Is a VM really required? Eyal Lotem (peaker@makif.omer.k12.il)
Sun, 8 Aug 1999 21:46:30 +0300

I'm generally very interested in EROS and capability systems, but I might be misinformed about it, so please correct me if I get it all wrong. As I understood, EROS operates on the principle of least privilage, and small trusted code bases when possible, but a Virtual Machine under the OS seems to be contradicting this. High-level access to objects and capabilities is implemented with least-priviliage principle in mind, but what about the low-level access drivers in the VM can abuse? Low-level control of the machine is just as good as high-level control, but is generally more overlooked.

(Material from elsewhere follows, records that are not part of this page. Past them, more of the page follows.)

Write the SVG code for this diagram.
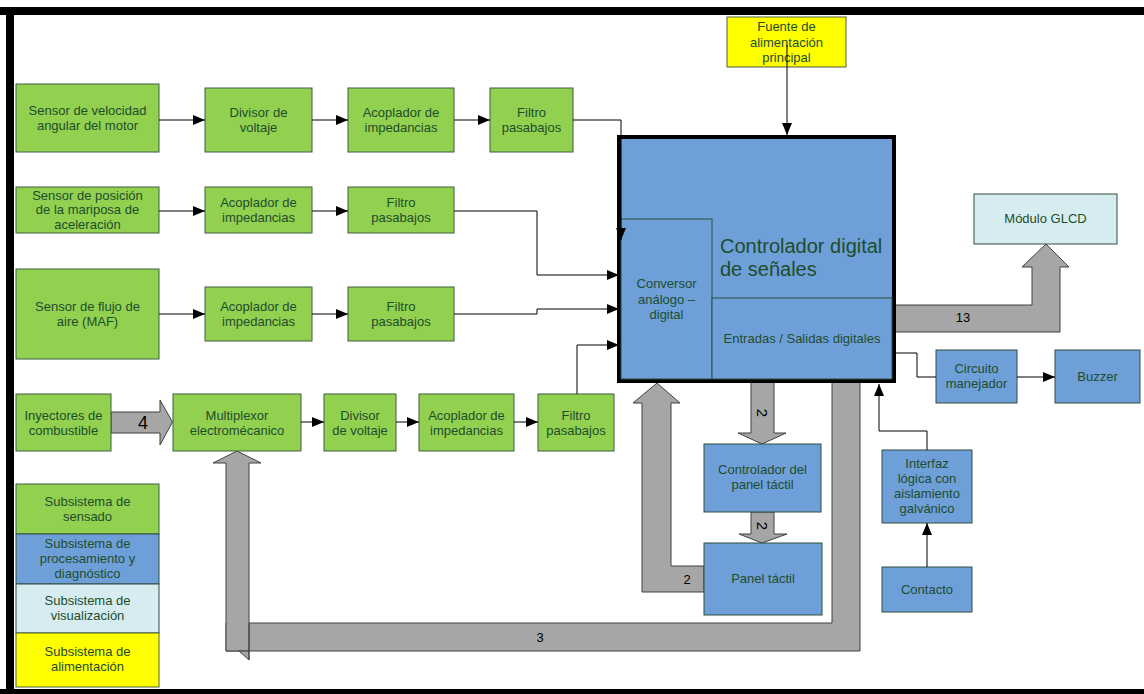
<svg xmlns="http://www.w3.org/2000/svg" width="1144" height="694" viewBox="0 0 1144 694">
<style>
.g{fill:#92d050;stroke:#3f5f3f;stroke-width:1}
.b{fill:#6f9fd9;stroke:#2f4f3f;stroke-width:1}
.c{fill:#d6ecf0;stroke:#2f4f3f;stroke-width:1}
.y{fill:#ffff00;stroke:#4f5f3f;stroke-width:1}
text{font-family:"Liberation Sans",Arial,sans-serif;font-size:13px;fill:#1e4d2b;text-anchor:middle}
.lbl{fill:#000}
.ln{fill:none;stroke:#000;stroke-width:1}
.bus{fill:#a6a6a6;stroke:#404040;stroke-width:1}
</style>
<defs>
<marker id="ah" viewBox="0 0 12 10" refX="12" refY="5" markerWidth="12" markerHeight="10" markerUnits="userSpaceOnUse" orient="auto">
<path d="M0,0 L12,5 L0,10 z" fill="#000"/>
</marker>
</defs>
<rect x="0" y="0" width="1144" height="694" fill="#fff"/>
<!-- frame -->
<rect x="0" y="7" width="1144" height="8" fill="#000"/>
<rect x="6" y="7" width="8" height="687" fill="#000"/>
<rect x="0" y="689" width="1144" height="5" fill="#000"/>

<g id="buses">
<polygon class="bus" points="111,412 160,412 160,400 172.5,422 160,445 160,433 111,433"/>
<path class="bus" d="M249,623 H832 V381 H860 V651 H226 V623 Z"/>
<polygon class="bus" points="237,451 261,463 249,463 249,651 226,651 226,463 213,463"/>
<polygon class="bus" points="239,651 249,651 249,660"/>
<line x1="249" y1="623" x2="249" y2="660" stroke="#404040" stroke-width="1"/>
<polygon class="bus" points="751,381 774,381 774,433 786,433 762,444 738,433 751,433"/>
<polygon class="bus" points="751,512 774,512 774,534 787,534 762,543 739,534 751,534"/>
<path class="bus" d="M704,566 H671 V403 H680 L657,383 L633,403 H642 V592 H704 Z"/>
<path class="bus" d="M894,305 H1032 V267 H1022 L1046,244 L1069,267 H1060 V332 H894 Z"/>
<text class="lbl" x="143" y="429" style="font-size:18px">4</text>
<text class="lbl" x="963" y="322">13</text>
<text class="lbl" x="540" y="642">3</text>
<text class="lbl" x="687" y="584">2</text>
<text class="lbl" transform="translate(762,413) rotate(90)" dy="5" style="font-size:15px">2</text>
<text class="lbl" transform="translate(762,526) rotate(90)" dy="5" style="font-size:15px">2</text>
</g>

<g id="n-sensor-velocidad"><rect class="g" x="16" y="84" width="143" height="68"/><text x="87.5" y="115">Sensor de velocidad</text><text x="87.5" y="130">angular del motor</text></g>
<g id="n-divisor1"><rect class="g" x="205" y="88" width="107" height="64"/><text x="258.5" y="117">Divisor de</text><text x="258.5" y="132">voltaje</text></g>
<g id="n-acoplador1"><rect class="g" x="348" y="88" width="106" height="64"/><text x="401" y="117">Acoplador de</text><text x="401" y="132">impedancias</text></g>
<g id="n-filtro1"><rect class="g" x="490" y="88" width="83" height="64"/><text x="531.5" y="117">Filtro</text><text x="531.5" y="132">pasabajos</text></g>

<g id="n-sensor-posicion"><rect class="g" x="16" y="187" width="143" height="46"/><text x="87.5" y="199.5">Sensor de posición</text><text x="87.5" y="214">de la mariposa de</text><text x="87.5" y="228.5">aceleración</text></g>
<g id="n-acoplador2"><rect class="g" x="205" y="187" width="107" height="46"/><text x="258.5" y="207">Acoplador de</text><text x="258.5" y="222">impedancias</text></g>
<g id="n-filtro2"><rect class="g" x="348" y="187" width="106" height="46"/><text x="401" y="207">Filtro</text><text x="401" y="222">pasabajos</text></g>

<g id="n-sensor-maf"><rect class="g" x="16" y="269" width="143" height="90"/><text x="87.5" y="311">Sensor de flujo de</text><text x="87.5" y="326">aire (MAF)</text></g>
<g id="n-acoplador3"><rect class="g" x="205" y="287" width="107" height="54"/><text x="258.5" y="311">Acoplador de</text><text x="258.5" y="326">impedancias</text></g>
<g id="n-filtro3"><rect class="g" x="348" y="287" width="106" height="54"/><text x="401" y="311">Filtro</text><text x="401" y="326">pasabajos</text></g>

<g id="n-inyectores"><rect class="g" x="16" y="394" width="95" height="57"/><text x="63.5" y="419.5">Inyectores de</text><text x="63.5" y="434.5">combustible</text></g>
<g id="n-multiplexor"><rect class="g" x="173" y="394" width="128" height="57"/><text x="237" y="419.5">Multiplexor</text><text x="237" y="434.5">electromécanico</text></g>
<g id="n-divisor4"><rect class="g" x="324" y="394" width="72" height="57"/><text x="360" y="419.5">Divisor</text><text x="360" y="434.5">de voltaje</text></g>
<g id="n-acoplador4"><rect class="g" x="419" y="394" width="95" height="57"/><text x="466.5" y="419.5">Acoplador de</text><text x="466.5" y="434.5">impedancias</text></g>
<g id="n-filtro4"><rect class="g" x="538" y="394" width="76" height="57"/><text x="576" y="419.5">Filtro</text><text x="576" y="434.5">pasabajos</text></g>

<g id="legend">
<rect class="g" x="16" y="484" width="143" height="50"/><text x="87.5" y="506">Subsistema de</text><text x="87.5" y="521">sensado</text>
<rect class="b" x="16" y="534" width="143" height="50"/><text x="87.5" y="547.5">Subsistema de</text><text x="87.5" y="562.5">procesamiento y</text><text x="87.5" y="577.5">diagnóstico</text>
<rect class="c" x="16" y="584" width="143" height="49"/><text x="87.5" y="605">Subsistema de</text><text x="87.5" y="620">visualización</text>
<rect class="y" x="16" y="633" width="143" height="54"/><text x="87.5" y="656">Subsistema de</text><text x="87.5" y="671">alimentación</text>
</g>

<g id="n-fuente"><rect class="y" x="727" y="17" width="119" height="50"/><text x="786.5" y="31">Fuente de</text><text x="786.5" y="46.5">alimentación</text><text x="786.5" y="62">principal</text></g>

<g id="n-controlador">
<rect x="619" y="137" width="275" height="244" fill="#6f9fd9" stroke="#000" stroke-width="4"/>
<text x="720" y="253" style="font-size:20px;text-anchor:start">Controlador digital</text>
<text x="720" y="276" style="font-size:20px;text-anchor:start">de señales</text>
</g>
<g id="n-conversor"><rect class="b" x="621" y="219" width="91" height="160"/><text x="666.5" y="288">Conversor</text><text x="666.5" y="304">análogo –</text><text x="666.5" y="319">digital</text></g>
<g id="n-entradas"><rect class="b" x="712" y="298" width="180" height="81"/><text x="802" y="343">Entradas / Salidas digitales</text></g>

<g id="n-glcd"><rect class="c" x="974" y="194" width="143" height="50"/><text x="1045.5" y="223">Módulo GLCD</text></g>
<g id="n-circuito"><rect class="b" x="936" y="350" width="81" height="53"/><text x="976.5" y="373">Circuito</text><text x="976.5" y="388">manejador</text></g>
<g id="n-buzzer"><rect class="b" x="1055" y="350" width="85" height="53"/><text x="1097.5" y="381">Buzzer</text></g>
<g id="n-ctrl-panel"><rect class="b" x="704" y="444" width="117" height="68"/><text x="762.5" y="474">Controlador del</text><text x="762.5" y="489">panel táctil</text></g>
<g id="n-panel"><rect class="b" x="704" y="543" width="118" height="72"/><text x="763" y="583">Panel táctil</text></g>
<g id="n-interfaz"><rect class="b" x="882" y="450" width="90" height="73"/><text x="927" y="467.5">Interfaz</text><text x="927" y="482.5">lógica con</text><text x="927" y="497.5">aislamiento</text><text x="927" y="512.5">galvánico</text></g>
<g id="n-contacto"><rect class="b" x="882" y="567" width="90" height="45"/><text x="927" y="594">Contacto</text></g>

<g id="connectors">
<path class="ln" d="M159,120 H205" marker-end="url(#ah)"/>
<path class="ln" d="M312,120 H348" marker-end="url(#ah)"/>
<path class="ln" d="M454,120 H490" marker-end="url(#ah)"/>
<path class="ln" d="M573,120 H621 V240" marker-end="url(#ah)"/>
<path class="ln" d="M159,211 H205" marker-end="url(#ah)"/>
<path class="ln" d="M312,211 H348" marker-end="url(#ah)"/>
<path class="ln" d="M454,211 H537 V275 H619" marker-end="url(#ah)"/>
<path class="ln" d="M159,314 H205" marker-end="url(#ah)"/>
<path class="ln" d="M312,314 H348" marker-end="url(#ah)"/>
<path class="ln" d="M454,314 H537 V309 H619" marker-end="url(#ah)"/>
<path class="ln" d="M301,422 H324" marker-end="url(#ah)"/>
<path class="ln" d="M396,422 H419" marker-end="url(#ah)"/>
<path class="ln" d="M514,422 H538" marker-end="url(#ah)"/>
<path class="ln" d="M577,394 V345 H619" marker-end="url(#ah)"/>
<path class="ln" d="M787,45 V135" stroke="#444" marker-end="url(#ah)"/>
<path class="ln" d="M894,353 H917 V377 H936"/>
<path class="ln" d="M1017,377 H1055" marker-end="url(#ah)"/>
<path class="ln" d="M927,567 V523" marker-end="url(#ah)"/>
<path class="ln" d="M927,450 V431 H879 V384" marker-end="url(#ah)"/>
</g>
</svg>
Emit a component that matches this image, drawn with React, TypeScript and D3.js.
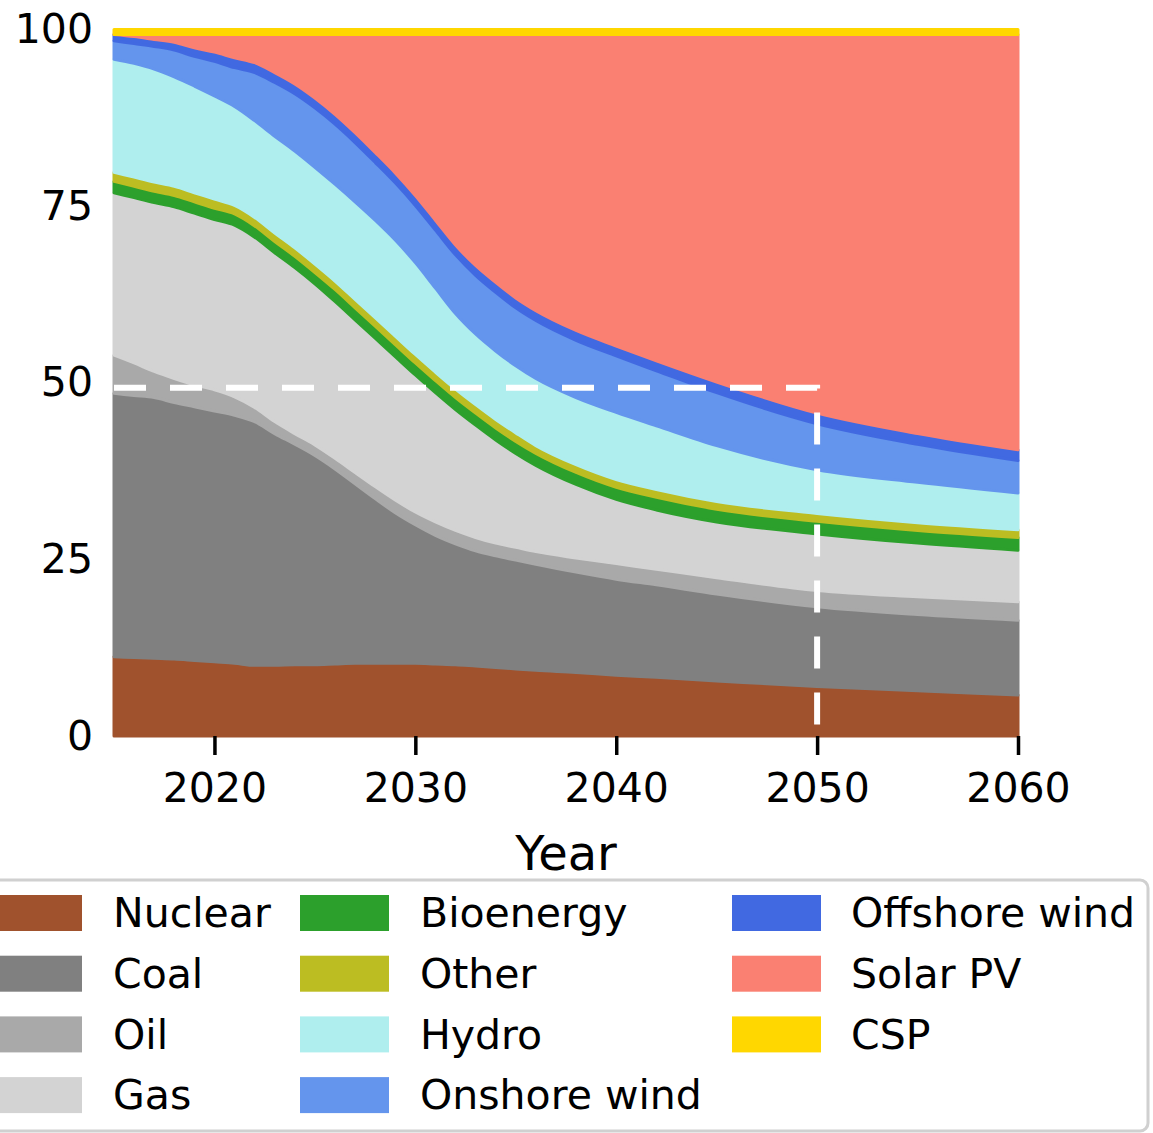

The VM, forces the design to give up the principle of least-privilage for the implementation of a simple architecture, under the OS, but all that is not necessary. The OS, could be on the lowest-level, having a VM 'formed' of user-level applications, with capabilities to access hardware (drivers). That would be more consistent with the rest of the design, and even require less transitions between CPU ring levels (Jumps to kernel-level code) A capability to hardware could be implemented a bit differently - using the I/O bitmap, and IOPL as the machnism to 'implement' the capability. Due to the limited flexibilty of Intel and other processors, that would not completely follow the principle of leasy privilage, but will be much closer to i. I would be interested in knowing why EROS chose to have a large trusted-code base containing hardware-access drivers under the OS.